Creighton lost to Marquette 72-65 in the semifinals of Big East tournament. That snapped a nine-game win streak for the Blue Jays, who won 13 of their last 14 regular-season contests and were Big East co-champions.
This is Creighton coach Jim Flanery's third NCAA team in his 15 seasons (292-190). The last time the Blue Jays were in the tournament was 2013. They are led by first-team all-Big East selection Audrey Faber (13.2 points), second-team all-Big East choice Marissa Janning (11.5) and center Brianna Rollerson (9.9 points, 7.1 rebounds).
Toledo made the tournament for the eighth time and the first time since 2001. The Rockets are in the midst of an eight-game win streak after beating Northern Illinois 82-71 for the MAC postseason tournament title. Coach Tricia Cullop (202-95) is in her ninth season. Sophomore Mikaela Boyd, who won the MAC tournament MVP Award, averages 12.3 points, 11.0 rebounds, 4.8 assists and 2.5 steals.
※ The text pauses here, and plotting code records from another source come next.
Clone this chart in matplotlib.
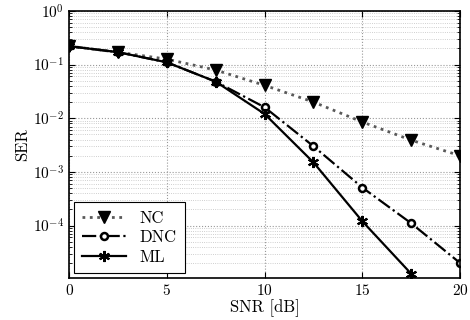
import numpy as np
import matplotlib
matplotlib.use("Agg")
import matplotlib.pyplot as plt
from matplotlib.legend_handler import HandlerLine2D
from matplotlib.ticker import LogLocator, NullFormatter, MultipleLocator

snr_db = [0, 2.5, 5, 7.5, 10, 12.5, 15, 17.5, 20]
ser_nc = [0.22, 0.17, 0.126, 0.079, 0.041, 0.020, 0.0085, 0.0039, 0.0020]
ser_dnc = [0.22, 0.17, 0.11, 0.048, 0.016, 0.0030, 0.00051, 0.00011, 2.0e-5]
ser_ml = [0.22, 0.17, 0.11, 0.048, 0.012, 0.0015, 1.2e-4, 1.26e-5, 1.0e-6]

plt.rcParams["font.family"] = "serif"
plt.rcParams["font.serif"] = ["cmr10", "DejaVu Serif"]
plt.rcParams["mathtext.fontset"] = "cm"
plt.rcParams["axes.formatter.use_mathtext"] = True


class MarkerLeftHandler(HandlerLine2D):
    """Legend entry with the marker drawn near the left end of the line."""

    def get_xdata(self, legend, xdescent, ydescent, width, height, fontsize):
        xdata = np.array([-xdescent, -xdescent + width])
        return xdata, np.array([-xdescent + 0.3 * width])


fig = plt.figure(figsize=(4.7, 3.2), dpi=100)
ax = fig.add_axes([0.147, 0.131, 0.832, 0.835])

ax.semilogy(snr_db, ser_nc, color="0.35", ls=":", lw=2.0, marker="v", ms=8,
            mfc="black", mec="black", label="NC")
ax.semilogy(snr_db, ser_dnc, color="black", ls="-.", lw=1.6, marker="o", ms=5,
            mfc="white", mec="black", mew=1.8, label="DNC")
ax.semilogy(snr_db, ser_ml, color="black", ls="-", lw=1.6, marker=(6, 2, 0), ms=8,
            mec="black", mew=1.5, label="ML")

ax.set_xlim(0, 20)
ax.set_ylim(1.05e-5, 1)
ax.xaxis.set_major_locator(MultipleLocator(5))
ax.yaxis.set_major_locator(LogLocator(base=10, numticks=10))
ax.yaxis.set_minor_locator(LogLocator(base=10, subs=np.arange(2, 10), numticks=10))
ax.yaxis.set_minor_formatter(NullFormatter())

ax.grid(True, which="major", ls=":", color="0.6", lw=0.8)
ax.grid(True, which="minor", axis="y", ls=":", color="0.75", lw=0.6)
ax.tick_params(which="both", direction="in", top=True, right=True, labelsize=11)
ax.tick_params(which="major", length=4)
ax.tick_params(which="minor", length=2)
for sp in ax.spines.values():
    sp.set_linewidth(1.2)

ax.set_xlabel("SNR [dB]", fontsize=12, labelpad=1)
ax.set_ylabel("SER", fontsize=12, labelpad=2)

leg = ax.legend(loc="lower left", fontsize=12, fancybox=False, framealpha=1,
                edgecolor="black", handlelength=2.6, borderaxespad=0.3,
                labelspacing=0.25, borderpad=0.5,
                handler_map={plt.Line2D: MarkerLeftHandler(numpoints=1)})
leg.get_frame().set_linewidth(0.8)

fig.savefig("out.png", dpi=100)
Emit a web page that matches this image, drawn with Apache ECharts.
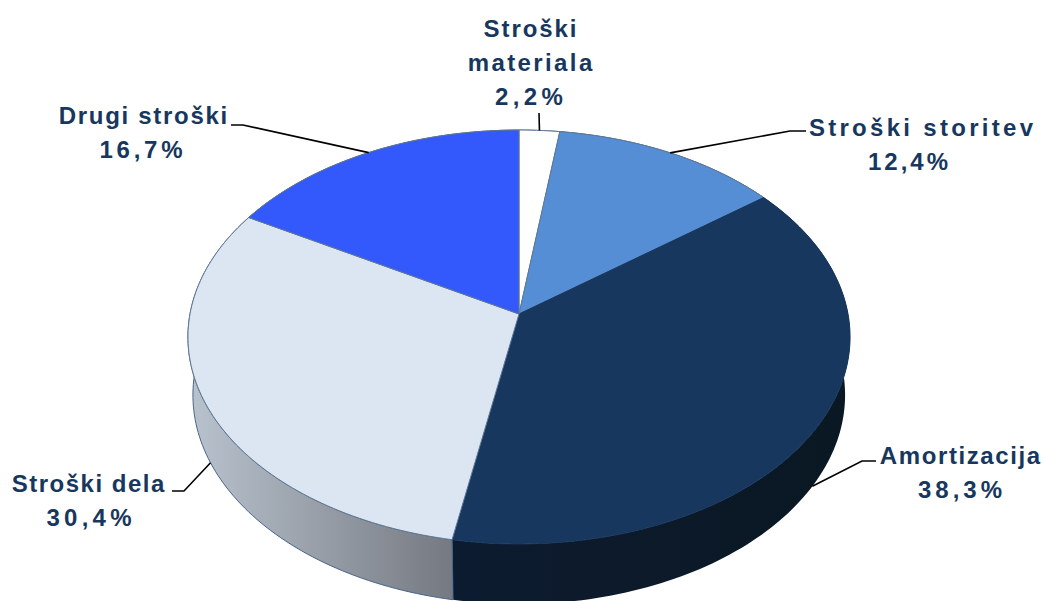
<!DOCTYPE html>
<html>
<head>
<meta charset="utf-8">
<style>
  html, body { margin: 0; padding: 0; background: #fff; }
  #main { width: 1043px; height: 601px; overflow: hidden; }
</style>
<script src="https://cdn.jsdelivr.net/npm/echarts@6/dist/echarts.min.js"></script>
</head>
<body>
<div id="main"></div>
<script>
// share of costs, clockwise from 12 o'clock
var names = [['Stroški', 'materiala'], ['Stroški storitev'], ['Amortizacija'], ['Stroški dela'], ['Drugi stroški']];
var shares = [2.2, 12.4, 38.3, 30.4, 16.7];

var faceColors = ['#ffffff', '#558ed5', '#17375e', '#dce6f2', '#3358fc'];
var wallLeft = ['#b0b0b0', '#2f5a90', '#0d1b30', '#b9c3ce', '#1c3190'];
var wallRight = ['#808080', '#2f5a90', '#0a1823', '#757981', '#1c3190'];

// label layout
var nameX = [530, 921, 960, 88, 143];
var valueX = [529, 908, 960, 89, 141];
var labelY = [28, 127, 455, 483, 115];
var nameTracking = [[1.9, 2.4], [3.3], [1.6], [1.5], [1.7]];
var valueTracking = [4.4, 3, 4, 4.25, 3.75];
var elbows = [[539, 113], [790, 131], [862, 461], [184, 491], [243, 125]];
var leaderEnds = [[539, 113], [806, 131], [876, 461], [172, 491], [231, 125]];

// pie is a flat disc seen in perspective: the disc centre sits above the ellipse centre
var cx = 519, cy = 314, A = 329, B = 204.4, K = 1 / 9;
var depth = 57.8, baseX = 0.985, baseY = 1.01;

function project(pct, base) {
  var t = pct / 100 * Math.PI * 2;
  var u = Math.sin(t), v = -Math.cos(t), w = 1 - K * v;
  return [
    cx + (base ? baseX : 1) * A * u / w,
    cy + (base ? baseY : 1) * B * v / w + (base ? depth : 0)
  ];
}

function arc(from, to, base) {
  var pts = [];
  var steps = Math.max(2, Math.ceil((to - from) * 3));
  for (var i = 0; i <= steps; i++) pts.push(project(from + (to - from) * i / steps, base));
  return pts;
}

function valueText(s) {
  return s.toFixed(1).replace('.', ',') + '%';
}

var rows = [], acc = 0;
shares.forEach(function (s) { rows.push([s, acc]); acc += s; });

function renderWall(params, api) {
  var i = params.dataIndex, s = api.value(0), from = api.value(1);
  var pts = arc(from, from + s, false).concat(arc(from, from + s, true).reverse());
  return {
    type: 'polygon',
    shape: { points: pts },
    style: {
      fill: new echarts.graphic.LinearGradient(0, 0, 1, 0, [
        { offset: 0, color: wallLeft[i] }, { offset: 1, color: wallRight[i] }
      ]),
      stroke: i === 2 ? 'transparent' : '#48648a',
      lineWidth: 1
    }
  };
}

function renderFace(params, api) {
  var i = params.dataIndex, s = api.value(0), from = api.value(1);
  return {
    type: 'polygon',
    shape: { points: [[cx, cy]].concat(arc(from, from + s, false)) },
    style: { fill: faceColors[i], stroke: i === 2 ? '#17375e' : '#5f7896', lineWidth: 1 }
  };
}

function textLine(str, x, y, tracking) {
  return {
    type: 'text',
    style: {
      text: str,
      x: x + tracking / 2, y: y,
      align: 'center', verticalAlign: 'middle',
      font: 'bold 24px "Liberation Sans", Arial, sans-serif',
      fill: '#17375e'
    }
  };
}

function renderLabel(params, api) {
  var i = params.dataIndex, s = api.value(0), mid = api.value(1) + s / 2;
  var onWall = mid > 25 && mid < 75;
  var children = [{
    type: 'polyline',
    shape: { points: [project(mid, onWall), elbows[i], leaderEnds[i]] },
    style: { fill: 'none', stroke: '#000', lineWidth: 1.6 }
  }];
  names[i].forEach(function (line, n) {
    children.push(textLine(line, nameX[i], labelY[i] + n * 34, nameTracking[i][n]));
  });
  children.push(textLine(valueText(s), valueX[i], labelY[i] + names[i].length * 34, valueTracking[i]));
  return { type: 'group', children: children };
}

var chart = echarts.init(document.getElementById('main'), null, { renderer: 'svg' });
chart.setOption({
  animation: false,
  backgroundColor: '#fff',
  series: [
    { type: 'custom', coordinateSystem: 'none', data: rows, renderItem: renderWall, silent: true, z: 1 },
    { type: 'custom', coordinateSystem: 'none', data: rows, renderItem: renderFace, silent: true, z: 2 },
    { type: 'custom', coordinateSystem: 'none', data: rows, renderItem: renderLabel, silent: true, z: 3 }
  ]
});

// the source text is tracked out, each line by its own amount
var tracking = {};
names.forEach(function (lines, i) {
  lines.forEach(function (line, n) { tracking[line] = nameTracking[i][n]; });
  tracking[valueText(shares[i])] = valueTracking[i];
});
document.querySelectorAll('#main text').forEach(function (t) {
  t.style.letterSpacing = tracking[t.textContent] + 'px';
});
</script>
</body>
</html>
Should results go true to form, Oregon State would meet South Carolina in the Elite Eight. Three years ago, when Wiese, Hanson, Breanna Brown and Kolbie Orum were freshmen, the eighth-ranked Gamecocks beat the Beavers 78-69 in the second round.
"It's ironic," Wiese noted. "That was our first taste of NCAA Tournament action. It would be pretty cool to be able to meet up with them again."
"It's come full circle since we played them (in 2014)," Hanson said. "It would be great to get the opportunity to redeem ourselves."
Oregon State should regain the services of reserve guard Katie McWilliams, who missed all three Pac-12 tournament games after suffering a concussion in practice the week prior. The Beavers have had more than a week to work on their offensive attack, a problem in their loss to Stanford.
"I'm confident in our abilities," Hanson said. "We're prepared. With the toughness of our schedule and how we've played all year, I really like our chances. If we do what we do best and play to our potential, we can make a deep run in the tournament.
"You can't overlook any team in this tournament. For our seniors, this is the fourth time being in the tournament. We have the experience to carry us through a long run."
"You need some luck this time of year, to have some shots to fall," Wiese said. "But I have a good feeling about what we're capable of doing. We're going to put our best foot forward, and we're going to have a lot of fun doing it."